__Exercise description__. Find the string "matplotlib" and gather every line that holds it.

====== Dataset records ======

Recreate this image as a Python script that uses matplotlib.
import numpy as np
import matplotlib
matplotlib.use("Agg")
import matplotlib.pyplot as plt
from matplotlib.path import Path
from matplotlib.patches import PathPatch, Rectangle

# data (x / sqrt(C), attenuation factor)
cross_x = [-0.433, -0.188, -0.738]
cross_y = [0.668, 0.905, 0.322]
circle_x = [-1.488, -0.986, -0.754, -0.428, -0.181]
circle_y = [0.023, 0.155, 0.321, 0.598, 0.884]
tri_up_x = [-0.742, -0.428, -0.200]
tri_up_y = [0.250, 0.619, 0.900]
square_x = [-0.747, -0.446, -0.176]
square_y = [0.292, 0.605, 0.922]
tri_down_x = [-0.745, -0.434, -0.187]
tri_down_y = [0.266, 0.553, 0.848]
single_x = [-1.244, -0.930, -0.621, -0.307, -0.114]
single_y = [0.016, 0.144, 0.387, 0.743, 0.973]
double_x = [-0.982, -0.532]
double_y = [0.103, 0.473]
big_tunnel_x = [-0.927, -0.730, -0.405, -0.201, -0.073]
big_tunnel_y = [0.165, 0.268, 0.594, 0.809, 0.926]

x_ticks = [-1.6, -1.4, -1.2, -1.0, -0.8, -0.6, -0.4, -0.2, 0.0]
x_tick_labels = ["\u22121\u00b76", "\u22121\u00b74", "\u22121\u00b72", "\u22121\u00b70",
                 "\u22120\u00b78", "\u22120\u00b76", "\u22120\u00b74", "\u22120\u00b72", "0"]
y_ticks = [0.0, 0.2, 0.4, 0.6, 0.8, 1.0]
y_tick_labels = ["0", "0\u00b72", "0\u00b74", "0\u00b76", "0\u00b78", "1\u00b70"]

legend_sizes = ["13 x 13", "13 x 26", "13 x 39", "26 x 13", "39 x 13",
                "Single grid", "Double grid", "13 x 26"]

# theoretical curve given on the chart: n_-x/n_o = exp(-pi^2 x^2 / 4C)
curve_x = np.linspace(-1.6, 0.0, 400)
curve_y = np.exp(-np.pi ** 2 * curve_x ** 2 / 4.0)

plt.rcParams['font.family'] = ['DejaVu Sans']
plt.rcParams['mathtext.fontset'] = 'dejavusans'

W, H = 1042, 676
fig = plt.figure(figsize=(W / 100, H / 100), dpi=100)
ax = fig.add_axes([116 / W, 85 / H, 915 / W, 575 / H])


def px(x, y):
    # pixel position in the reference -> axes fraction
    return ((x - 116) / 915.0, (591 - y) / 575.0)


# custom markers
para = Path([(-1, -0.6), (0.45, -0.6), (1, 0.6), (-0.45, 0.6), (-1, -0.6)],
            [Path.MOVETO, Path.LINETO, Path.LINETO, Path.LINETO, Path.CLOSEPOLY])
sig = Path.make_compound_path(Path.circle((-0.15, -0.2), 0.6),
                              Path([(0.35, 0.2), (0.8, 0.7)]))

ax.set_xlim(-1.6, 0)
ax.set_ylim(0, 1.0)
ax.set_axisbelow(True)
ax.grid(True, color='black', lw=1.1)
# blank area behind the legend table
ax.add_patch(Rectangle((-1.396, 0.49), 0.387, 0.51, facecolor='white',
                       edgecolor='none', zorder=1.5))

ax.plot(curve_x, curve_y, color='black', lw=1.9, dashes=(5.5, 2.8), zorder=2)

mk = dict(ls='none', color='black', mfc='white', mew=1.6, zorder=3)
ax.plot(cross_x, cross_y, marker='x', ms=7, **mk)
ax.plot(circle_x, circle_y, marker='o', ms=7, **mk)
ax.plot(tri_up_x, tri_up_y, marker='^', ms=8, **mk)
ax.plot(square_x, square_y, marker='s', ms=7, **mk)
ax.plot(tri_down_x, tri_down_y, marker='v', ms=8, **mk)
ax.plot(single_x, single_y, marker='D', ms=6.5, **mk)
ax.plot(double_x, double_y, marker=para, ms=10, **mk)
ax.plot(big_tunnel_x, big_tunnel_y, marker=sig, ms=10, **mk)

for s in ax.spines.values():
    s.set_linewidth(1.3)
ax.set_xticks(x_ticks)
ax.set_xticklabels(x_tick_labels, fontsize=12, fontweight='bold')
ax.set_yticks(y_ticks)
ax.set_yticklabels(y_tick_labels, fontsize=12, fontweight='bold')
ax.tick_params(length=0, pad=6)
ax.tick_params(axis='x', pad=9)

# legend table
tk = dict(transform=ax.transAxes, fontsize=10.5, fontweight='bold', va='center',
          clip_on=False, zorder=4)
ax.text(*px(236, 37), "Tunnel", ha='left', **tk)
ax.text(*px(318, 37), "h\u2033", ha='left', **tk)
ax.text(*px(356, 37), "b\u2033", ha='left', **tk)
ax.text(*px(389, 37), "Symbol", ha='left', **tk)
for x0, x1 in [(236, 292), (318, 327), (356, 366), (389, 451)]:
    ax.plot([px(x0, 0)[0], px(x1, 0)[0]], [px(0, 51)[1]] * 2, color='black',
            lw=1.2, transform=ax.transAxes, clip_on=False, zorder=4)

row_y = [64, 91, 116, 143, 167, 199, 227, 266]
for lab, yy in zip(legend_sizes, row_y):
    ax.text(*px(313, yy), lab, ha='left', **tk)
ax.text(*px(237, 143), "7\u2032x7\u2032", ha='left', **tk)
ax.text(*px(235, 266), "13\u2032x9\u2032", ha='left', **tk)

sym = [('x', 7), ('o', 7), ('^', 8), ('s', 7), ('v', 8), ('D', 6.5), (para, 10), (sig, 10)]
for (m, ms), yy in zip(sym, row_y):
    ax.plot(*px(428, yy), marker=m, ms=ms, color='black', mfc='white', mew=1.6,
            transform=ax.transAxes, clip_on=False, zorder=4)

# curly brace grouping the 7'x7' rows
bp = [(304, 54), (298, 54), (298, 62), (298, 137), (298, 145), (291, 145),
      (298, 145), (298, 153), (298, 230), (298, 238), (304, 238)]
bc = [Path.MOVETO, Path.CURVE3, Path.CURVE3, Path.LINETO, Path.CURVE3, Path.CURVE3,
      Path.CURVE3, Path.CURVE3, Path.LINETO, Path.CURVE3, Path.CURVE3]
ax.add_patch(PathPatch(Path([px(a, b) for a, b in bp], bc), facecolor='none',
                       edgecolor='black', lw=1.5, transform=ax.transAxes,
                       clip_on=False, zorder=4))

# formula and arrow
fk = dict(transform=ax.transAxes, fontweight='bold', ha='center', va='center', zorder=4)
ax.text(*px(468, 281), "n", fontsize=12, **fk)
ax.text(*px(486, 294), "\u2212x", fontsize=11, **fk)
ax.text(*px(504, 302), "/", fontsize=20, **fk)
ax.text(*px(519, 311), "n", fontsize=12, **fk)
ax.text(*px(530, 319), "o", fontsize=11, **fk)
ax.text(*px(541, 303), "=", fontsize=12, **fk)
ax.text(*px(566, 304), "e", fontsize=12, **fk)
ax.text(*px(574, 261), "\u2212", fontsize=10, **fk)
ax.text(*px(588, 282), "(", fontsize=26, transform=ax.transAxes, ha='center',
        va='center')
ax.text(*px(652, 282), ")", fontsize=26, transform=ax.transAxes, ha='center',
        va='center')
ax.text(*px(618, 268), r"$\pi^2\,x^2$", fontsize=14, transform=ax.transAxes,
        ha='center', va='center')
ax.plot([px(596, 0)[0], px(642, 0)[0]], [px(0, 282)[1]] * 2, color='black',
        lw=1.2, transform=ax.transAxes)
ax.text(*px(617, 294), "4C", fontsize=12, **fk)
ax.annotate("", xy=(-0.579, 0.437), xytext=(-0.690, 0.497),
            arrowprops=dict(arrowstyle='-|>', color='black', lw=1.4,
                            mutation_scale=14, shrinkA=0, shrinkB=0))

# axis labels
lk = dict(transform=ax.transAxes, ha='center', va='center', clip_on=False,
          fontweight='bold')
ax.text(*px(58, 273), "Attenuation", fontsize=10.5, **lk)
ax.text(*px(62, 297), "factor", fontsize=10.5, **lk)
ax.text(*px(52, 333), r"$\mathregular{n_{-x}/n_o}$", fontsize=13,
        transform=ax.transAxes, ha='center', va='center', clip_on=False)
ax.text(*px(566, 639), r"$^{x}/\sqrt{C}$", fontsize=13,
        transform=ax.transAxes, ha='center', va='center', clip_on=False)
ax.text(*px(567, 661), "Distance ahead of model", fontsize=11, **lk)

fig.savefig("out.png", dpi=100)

======
====== Dataset records ======

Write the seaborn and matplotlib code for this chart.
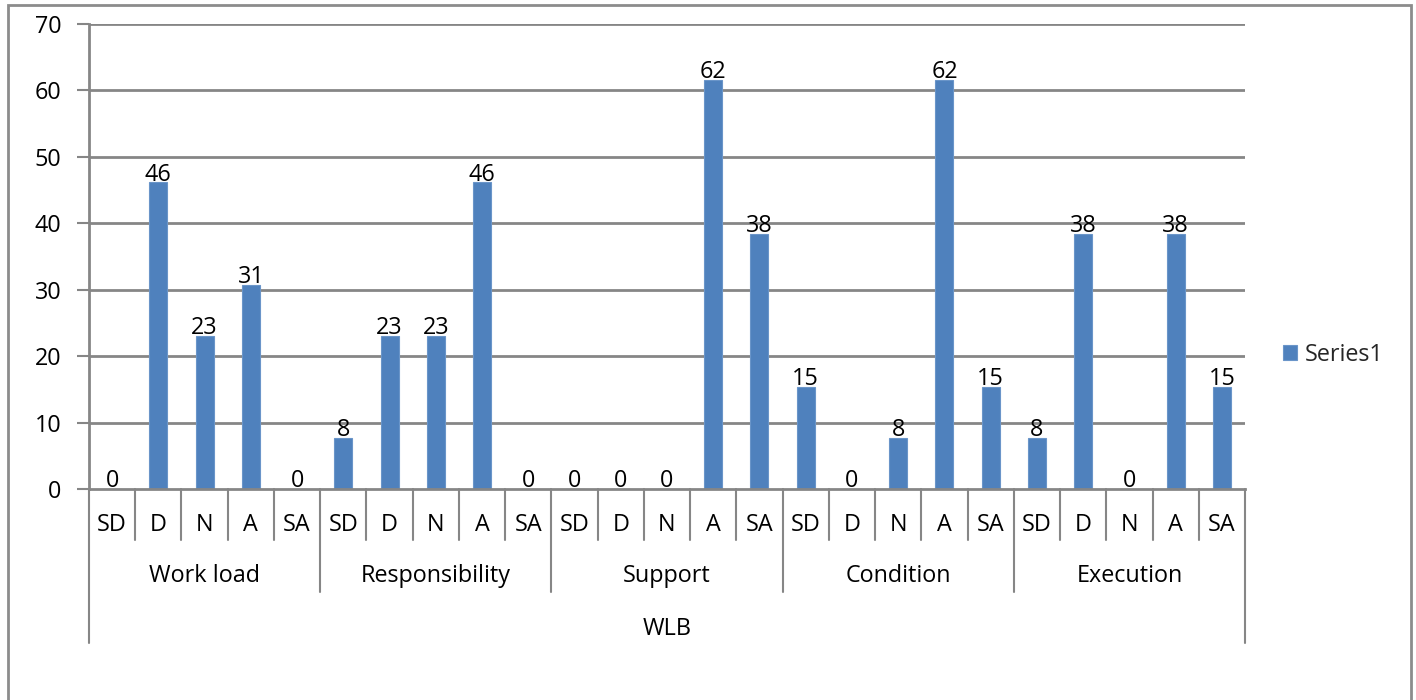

======
====== Dataset records ======

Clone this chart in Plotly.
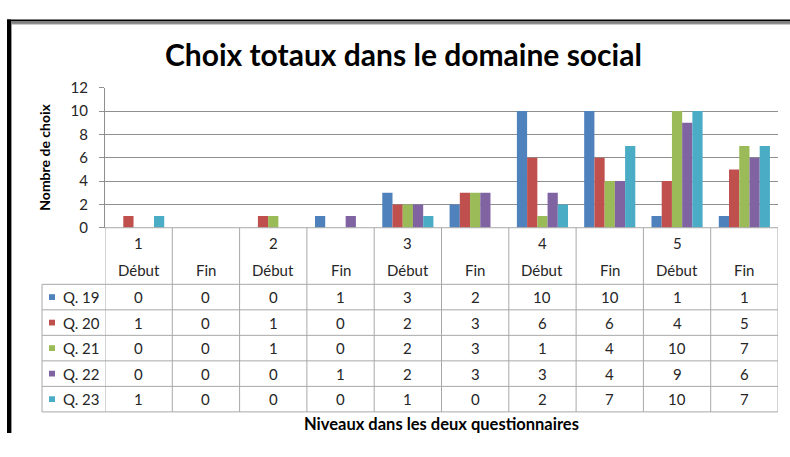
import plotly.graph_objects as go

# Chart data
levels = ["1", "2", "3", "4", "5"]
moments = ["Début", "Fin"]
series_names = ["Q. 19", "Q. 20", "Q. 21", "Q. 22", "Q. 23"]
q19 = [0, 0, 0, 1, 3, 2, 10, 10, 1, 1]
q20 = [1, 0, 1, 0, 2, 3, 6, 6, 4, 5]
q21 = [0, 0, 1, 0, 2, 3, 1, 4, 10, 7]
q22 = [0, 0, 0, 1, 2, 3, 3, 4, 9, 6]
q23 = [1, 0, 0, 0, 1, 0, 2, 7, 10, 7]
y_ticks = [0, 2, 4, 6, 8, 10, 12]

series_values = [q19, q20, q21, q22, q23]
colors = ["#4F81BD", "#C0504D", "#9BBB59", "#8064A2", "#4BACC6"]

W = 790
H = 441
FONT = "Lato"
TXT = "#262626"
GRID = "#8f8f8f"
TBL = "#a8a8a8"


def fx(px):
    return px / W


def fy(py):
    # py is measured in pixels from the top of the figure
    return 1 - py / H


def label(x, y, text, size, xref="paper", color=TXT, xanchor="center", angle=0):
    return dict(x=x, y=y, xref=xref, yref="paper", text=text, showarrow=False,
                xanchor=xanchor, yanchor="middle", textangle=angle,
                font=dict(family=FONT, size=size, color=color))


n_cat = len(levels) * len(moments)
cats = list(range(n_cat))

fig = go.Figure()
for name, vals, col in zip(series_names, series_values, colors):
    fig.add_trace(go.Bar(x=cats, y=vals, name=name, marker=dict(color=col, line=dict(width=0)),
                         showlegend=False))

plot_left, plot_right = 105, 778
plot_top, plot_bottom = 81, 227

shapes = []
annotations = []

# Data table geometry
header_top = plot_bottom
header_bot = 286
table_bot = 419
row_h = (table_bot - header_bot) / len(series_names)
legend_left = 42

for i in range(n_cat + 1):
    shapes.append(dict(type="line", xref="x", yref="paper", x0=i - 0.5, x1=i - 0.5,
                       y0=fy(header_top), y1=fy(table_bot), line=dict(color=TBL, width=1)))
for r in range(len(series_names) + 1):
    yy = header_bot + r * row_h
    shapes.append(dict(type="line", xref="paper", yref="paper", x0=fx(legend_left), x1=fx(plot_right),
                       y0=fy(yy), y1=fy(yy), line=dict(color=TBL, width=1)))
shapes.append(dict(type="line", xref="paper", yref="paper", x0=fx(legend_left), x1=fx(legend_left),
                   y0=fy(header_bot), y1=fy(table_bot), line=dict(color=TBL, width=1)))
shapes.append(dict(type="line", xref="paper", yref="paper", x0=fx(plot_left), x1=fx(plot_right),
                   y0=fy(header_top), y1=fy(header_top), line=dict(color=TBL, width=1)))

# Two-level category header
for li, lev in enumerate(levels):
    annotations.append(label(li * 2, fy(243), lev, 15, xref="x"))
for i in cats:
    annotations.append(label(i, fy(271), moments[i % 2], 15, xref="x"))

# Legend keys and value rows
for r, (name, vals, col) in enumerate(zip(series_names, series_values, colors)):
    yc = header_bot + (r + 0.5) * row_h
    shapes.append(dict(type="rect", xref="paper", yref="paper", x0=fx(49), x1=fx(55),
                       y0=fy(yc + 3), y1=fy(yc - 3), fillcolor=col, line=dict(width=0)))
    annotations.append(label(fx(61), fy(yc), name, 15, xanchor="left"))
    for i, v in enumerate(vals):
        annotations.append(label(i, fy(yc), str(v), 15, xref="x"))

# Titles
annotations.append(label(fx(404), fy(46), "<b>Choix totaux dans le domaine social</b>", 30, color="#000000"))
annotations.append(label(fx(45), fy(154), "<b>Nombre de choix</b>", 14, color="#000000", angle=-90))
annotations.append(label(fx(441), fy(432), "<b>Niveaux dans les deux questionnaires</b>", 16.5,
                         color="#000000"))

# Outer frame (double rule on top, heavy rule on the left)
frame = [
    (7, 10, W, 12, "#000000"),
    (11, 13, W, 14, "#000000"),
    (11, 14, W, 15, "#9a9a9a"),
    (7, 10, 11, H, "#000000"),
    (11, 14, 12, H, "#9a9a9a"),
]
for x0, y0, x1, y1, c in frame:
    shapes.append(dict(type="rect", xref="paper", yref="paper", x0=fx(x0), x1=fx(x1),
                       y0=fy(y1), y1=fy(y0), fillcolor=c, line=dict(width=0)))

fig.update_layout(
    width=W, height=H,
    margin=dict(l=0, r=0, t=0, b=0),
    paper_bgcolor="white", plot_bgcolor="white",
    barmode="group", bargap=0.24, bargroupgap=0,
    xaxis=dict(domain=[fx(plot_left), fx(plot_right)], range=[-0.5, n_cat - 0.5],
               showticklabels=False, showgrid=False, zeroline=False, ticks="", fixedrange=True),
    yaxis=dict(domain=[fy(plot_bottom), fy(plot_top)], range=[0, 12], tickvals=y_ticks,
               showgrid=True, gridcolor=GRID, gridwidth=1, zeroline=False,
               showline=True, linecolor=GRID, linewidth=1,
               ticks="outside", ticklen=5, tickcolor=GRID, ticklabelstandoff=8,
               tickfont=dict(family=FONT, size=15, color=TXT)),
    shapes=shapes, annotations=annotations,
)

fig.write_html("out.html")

======

__Result below__.
Recreate this image as a Python script that uses matplotlib.
import matplotlib
matplotlib.use("Agg")
import matplotlib.pyplot as plt
from matplotlib.path import Path
from matplotlib.patches import PathPatch, Rectangle
Write the seaborn and matplotlib code for this chart.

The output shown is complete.